SG Hambros is increasingly offering its clients Constant Proportion Portfolio Insurance structuring techniques—a more sophisticated product that enables active management of the structured product.
“This enables assets to be bought and sold throughout the life of the structure to ensure the optimum level of both risk and investment exposure are maintained.”
Mr Gardner said CPPI’s are very attractive in a low interest rate environment. “A CPPI structure borrows money to invest in the risky assets—obviously the expected return needs to beat the cost of the borrowing. If the interest rate rises and becomes higher than the expected return on the risky assets, the manager will stop the leverage (not the investment).”
Second generation CPPIs are the latest innovation, which increasingly allow banks to limit volatility and more actively manage the multiplier part of the structured product.

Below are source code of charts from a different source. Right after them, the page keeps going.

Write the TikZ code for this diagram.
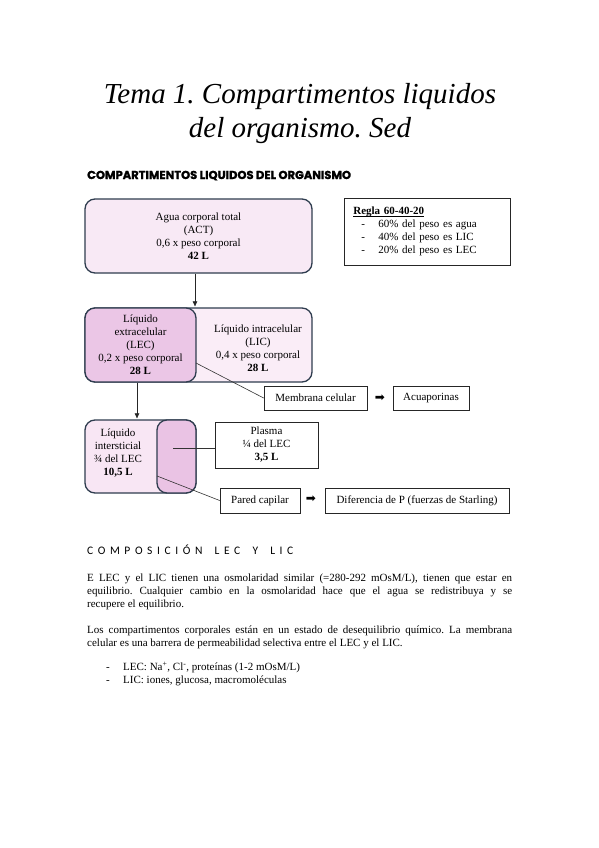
\documentclass[tikz,border=0pt]{standalone}
\usepackage{fontspec}
\setmainfont{Liberation Serif}
\newfontfamily\headfont{Poppins}[BoldFeatures={FakeBold=1.6}]
\newfontfamily\capsfont{Carlito}[LetterSpace=40]
\newfontfamily\symfont{DejaVu Sans}
\usetikzlibrary{arrows.meta}
\definecolor{navy}{HTML}{2F3D4F}
\definecolor{actfill}{HTML}{F8E9F5}
\definecolor{lecfill}{HTML}{EBC6E6}
\definecolor{licfill}{HTML}{FAEDF7}
\definecolor{intfill}{HTML}{F8E6F4}
\definecolor{plasfill}{HTML}{EAC3E4}
\newcommand\myul[1]{\setbox0\hbox{#1}\rlap{\rule[-1.8pt]{\wd0}{0.6pt}}\box0}
\frenchspacing
\begin{document}
\begin{tikzpicture}[x=1pt,y=-1pt,
  box/.style={draw=black!85, line width=0.7pt, fill=white, inner sep=2pt, align=center, font=\fontsize{11}{13}\selectfont},
  roundbox/.style={draw=navy, line width=1.3pt, rounded corners=10pt},
  txt/.style={font=\fontsize{11}{13}\selectfont, align=center, inner sep=0pt},
  arr/.style={-{Triangle[length=5pt,width=4.5pt]}, line width=0.6pt, draw=black!85},
  link/.style={line width=0.6pt, draw=black!80},
  glyph/.style={font=\symfont\fontsize{12}{12}\selectfont, inner sep=0pt},
  para/.style={anchor=north west, inner sep=0pt, font=\fontsize{11}{13}\selectfont},
  ttl/.style={font=\fontsize{29}{32}\selectfont\itshape, anchor=base, inner sep=0pt},
]
\useasboundingbox[fill=white] (0,0) rectangle (599,848);

% title
\node[ttl] (t1) at (300,104) {Tema 1. Compartimentos liquidos};
\node[ttl] (t2) at (300,138) {del organismo. Sed};

\node[font={\fontsize{11.5}{12}\selectfont\headfont\bfseries}, anchor=base west, inner sep=0pt] (h1) at (87,179) {COMPARTIMENTOS LIQUIDOS DEL ORGANISMO};

% ACT
\node[roundbox, fill=actfill, minimum width=227pt, minimum height=74pt, txt] (act) at (198.5,236)
  {Agua corporal total\\(ACT)\\0,6 x peso corporal\\\textbf{42 L}};

% Regla
\node[box, anchor=north west, minimum width=166pt, minimum height=67pt, text width=148pt, align=left] (regla) at (344,198)
  {\myul{\textbf{Regla 60-40-20}}\\
   \makebox[25pt][l]{\hspace*{8pt}-}60\% del peso es agua\\
   \makebox[25pt][l]{\hspace*{8pt}-}40\% del peso es LIC\\
   \makebox[25pt][l]{\hspace*{8pt}-}20\% del peso es LEC};

% LIC / LEC
\node[roundbox, fill=licfill, minimum width=227pt, minimum height=74pt] (licbox) at (198.5,345) {};
\node[roundbox, fill=lecfill, minimum width=111pt, minimum height=74pt, txt] (lec) at (140.5,345)
  {Líquido\\extracelular\\(LEC)\\0,2 x peso corporal\\\textbf{28 L}};
\node[txt] (lic) at (258,348.5) {Líquido intracelular\\(LIC)\\0,4 x peso corporal\\\textbf{28 L}};

\draw[arr, shorten >=1pt] ([xshift=-3.5pt]act.south) -- ([xshift=-3.5pt]licbox.north);

% membrana
\node[box, minimum width=103pt, minimum height=24pt] (memb) at (315.5,398) {Membrana celular};
\node[glyph] (ar1) at (380,398) {➡};
\node[box, minimum width=76pt, minimum height=24pt] (acua) at (431,398) {Acuaporinas};
\coordinate (lecout) at (196,363);
\draw[link] (lecout) -- (memb.west);

% intersticial
\node[roundbox, fill=intfill, minimum width=111pt, minimum height=73pt] (intbox) at (140.5,456.5) {};
\node[roundbox, fill=plasfill, minimum width=39pt, minimum height=73pt] (plaspart) at (176.5,456.5) {};
\node[txt] (inttxt) at (118,453.5) {Líquido\\intersticial\\¾ del LEC\\\textbf{10,5 L}};
\draw[arr, shorten >=1pt] ([xshift=-3.5pt]lec.south) -- ([xshift=-3.5pt]intbox.north);

% plasma
\node[box, minimum width=103pt, minimum height=46pt, txt] (plasma) at (266.5,445) {Plasma\\¼ del LEC\\\textbf{3,5 L}};
\coordinate (plasin) at (173,448);
\draw[link] (plasin) -- (plasin -| plasma.west);

% pared capilar
\node[box, minimum width=80pt, minimum height=25pt] (pared) at (260,500.5) {Pared capilar};
\node[glyph] (ar2) at (311,499.5) {➡};
\node[box, minimum width=184pt, minimum height=25pt] (dif) at (417,500.5) {Diferencia de P (fuerzas de Starling)};
\coordinate (parin) at (157,476);
\draw[link] (parin) -- (pared.west);

% composicion
\node[font={\fontsize{11.5}{13}\selectfont\capsfont}, anchor=base west, inner sep=0pt] (comp) at (87,554) {COMPOSICIÓN\hspace{5pt} LEC\hspace{5pt} Y\hspace{5pt} LIC};

\node[para, text width=425pt, align=justify] (p1) at (87,572)
  {\strut E LEC y el LIC tienen una osmolaridad similar (=280-292 mOsM/L), tienen que estar en\linebreak
   equilibrio. Cualquier cambio en la osmolaridad hace que el agua se redistribuya y se\linebreak
   recupere el equilibrio.};

\node[para, text width=425pt, align=justify] (p2) at (87,624)
  {\strut Los compartimentos corporales están en un estado de desequilibrio químico. La membrana\linebreak
   celular es una barrera de permeabilidad selectiva entre el LEC y el LIC.};

\node[para, align=left] (bul) at (106,661)
  {\strut\makebox[17pt][l]{-}LEC: Na\textsuperscript{+}, Cl\textsuperscript{-}, proteínas (1-2 mOsM/L)\\
   \makebox[17pt][l]{-}LIC: iones, glucosa, macromoléculas};
\end{tikzpicture}
\end{document}
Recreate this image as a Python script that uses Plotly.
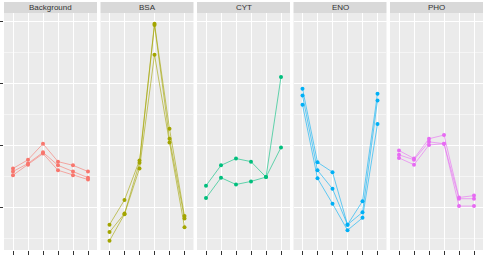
import plotly.graph_objects as go

groups = ["Background", "BSA", "CYT", "ENO", "PHO"]
colors = ["#F8766D", "#A3A500", "#00BF7D", "#00B0F6", "#E76BF3"]
line_colors = ["rgba(248,118,109,0.75)", "rgba(163,165,0,0.75)", "rgba(0,191,125,0.75)",
               "rgba(0,176,246,0.75)", "rgba(231,107,243,0.75)"]
categories = ["1", "2", "3", "4", "5", "6"]

background_reps = [
    [1.63, 1.77, 2.03, 1.74, 1.68, 1.58],
    [1.58, 1.71, 1.89, 1.68, 1.58, 1.48],
    [1.52, 1.69, 1.87, 1.60, 1.52, 1.45],
]
bsa_reps = [
    [0.72, 1.12, 1.76, 3.97, 2.27, 0.86],
    [0.60, 0.90, 1.72, 3.95, 2.11, 0.82],
    [0.46, 0.89, 1.63, 3.47, 2.05, 0.68],
]
cyt_reps = [
    [1.35, 1.68, 1.79, 1.74, 1.49, 3.11],
    [1.15, 1.48, 1.37, 1.42, 1.49, 1.97],
]
eno_reps = [
    [2.92, 1.73, 1.57, 0.72, 1.10, 2.84],
    [2.81, 1.60, 1.30, 0.72, 0.92, 2.73],
    [2.66, 1.47, 1.06, 0.63, 0.83, 2.35],
]
pho_reps = [
    [1.92, 1.79, 2.11, 2.17, 1.16, 1.19],
    [1.85, 1.77, 2.06, 2.03, 1.14, 1.14],
    [1.80, 1.69, 2.01, 2.03, 1.02, 1.02],
]
all_reps = [background_reps, bsa_reps, cyt_reps, eno_reps, pho_reps]

y_ticks = [1, 2, 3, 4]
y_minor = [0.5, 1.5, 2.5, 3.5]
y_range = [0.31, 4.145]

fig = go.Figure()

L, R, T, B = 4, 2, 2, 6
W, H = 485, 256
plot_w = W - L - R
plot_h = H - T - B
panel_w = 93
gap = (plot_w - 5 * panel_w) / 4
strip_h = 11
ydom_top = 1 - strip_h / plot_h

shapes = []
annotations = []
xs = list(range(len(categories)))

for i, (g, c, lc, reps) in enumerate(zip(groups, colors, line_colors, all_reps)):
    x0 = (i * (panel_w + gap)) / plot_w
    x1 = (i * (panel_w + gap) + panel_w) / plot_w
    ax = "" if i == 0 else str(i + 1)
    for r in reps:
        fig.add_trace(go.Scatter(
            x=xs, y=r, mode="lines",
            line=dict(color=lc, width=0.8),
            xaxis="x" + ax, yaxis="y" + ax, showlegend=False,
            hoverinfo="skip",
        ))
    for r in reps:
        fig.add_trace(go.Scatter(
            x=xs, y=r, mode="markers",
            marker=dict(color=c, size=4),
            xaxis="x" + ax, yaxis="y" + ax, showlegend=False,
            hoverinfo="skip",
        ))
    fig.layout["xaxis" + ax] = dict(
        domain=[x0, x1], range=[-0.6, len(categories) - 0.4],
        tickvals=xs, ticktext=categories, showticklabels=False,
        ticks="outside", ticklen=4, tickcolor="#333333", tickwidth=1,
        showgrid=True, gridcolor="white", gridwidth=1.1,
        zeroline=False, showline=False, anchor="y" + ax, fixedrange=True,
    )
    fig.layout["yaxis" + ax] = dict(
        domain=[0, ydom_top], range=y_range,
        tickvals=y_ticks, showticklabels=False,
        ticks="outside" if i == 0 else "", ticklen=3, tickcolor="#333333", tickwidth=1,
        showgrid=True, gridcolor="white", gridwidth=1.1,
        minor=dict(tickvals=y_minor, showgrid=True,
                   gridcolor="#F5F5F5", gridwidth=0.6, ticks=""),
        zeroline=False, showline=False, anchor="x" + ax, fixedrange=True,
    )
    shapes.append(dict(type="rect", xref="paper", yref="paper",
                       x0=x0, x1=x1, y0=ydom_top, y1=1,
                       fillcolor="#D9D9D9", line=dict(width=0), layer="below"))
    annotations.append(dict(text=g, xref="paper", yref="paper",
                            x=(x0 + x1) / 2, y=(ydom_top + 1) / 2,
                            xanchor="center", yanchor="middle", showarrow=False,
                            font=dict(size=8, color="#333333", family="Liberation Sans")))

fig.update_layout(
    width=W, height=H,
    margin=dict(l=L, r=R, t=T, b=B),
    paper_bgcolor="white", plot_bgcolor="#EBEBEB",
    shapes=shapes, annotations=annotations,
)

fig.write_html("out.html")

“One of the problems associated with CPPI is that the structure, whilst allowing for the active management of the underlying investments, does not allow for active management of the leverage,” said Mr Gardner.
He added that new techniques such as Dynamic Portfolio Insurance allow for the active management of the CPPI parameters (including the leverage) as well as the underlying investment.
Second generation CPPI’s have three levels of management:
- The alpha of the underlying investment managers—the asset allocation based on market expectations;
- The mathematical rebalancing of the CPPI—the active rebalancing between the underlying investments and the non-risky assets based on market trends; and
- The alpha of the product manager—the active adjustment of the leverage factor and other CPPI factors depending on the product manager's market expectations.
Mr Gardner believes SG Hambros will see plenty more structured product techniques. “Structured products are an investment area that still has significant room to expand and is constantly changing, benefiting from developments in financial engineering and derivative trading.”